No entanto, infelizmente, diria eu, os partidos preocupam-se mais com o impacto nacional das  eleições europeias, como se de uma sondagem se tratasse, e não com o verdadeiro objetivo  destas eleições, que é o de ter deputados que defendam uma certa linha ideológica sobre  temas transnacionais. Não se trata, no entanto, de um problema exclusivamente português, e isto acontece porque quem concorre às eleições europeias são partidos domésticos, em eleições nacionais, para disputar quotas nacionais de deputados, escolhidos pelos partidos nacionais e não por partidos europeus.

Uma solução para tornar as eleições para o Parlamento Europeu mais centradas em questões  europeias seria a de os eleitores passarem a votar em listas transnacionais, iguais em todos os  países, em eleições simultâneas, compostas por candidatos dos vários Estados-membros. Os  círculos nacionais passariam a um único círculo europeu.

Esta eventual solução poderia ser implementada gradualmente, para testar o nível de adesão  dos eleitores: numa primeira fase haveria um círculo europeu (constituído, por exemplo, pelos  lugares deixados vagos pela saída do Reino Unido), a par dos círculos nacionais. Os eleitores  fariam dois votos em cada eleição.

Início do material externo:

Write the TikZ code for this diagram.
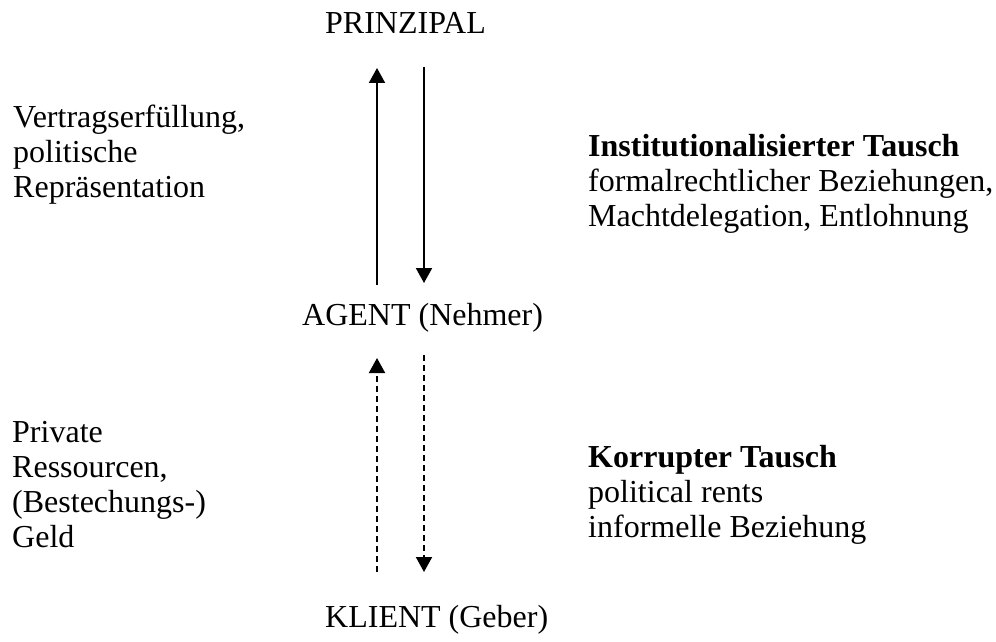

Seja qual for a solução, penso ser evidente que o modelo atual deve ser urgentemente repensado, sob pena de as eleições europeias se tornarem quase irrelevantes e passar ser preferível, e mais barato, regressar ao modelo pré-1979, sem eleições diretas, e em que o  Parlamento Europeu consistia, simplesmente, em representantes dos parlamentos nacionais.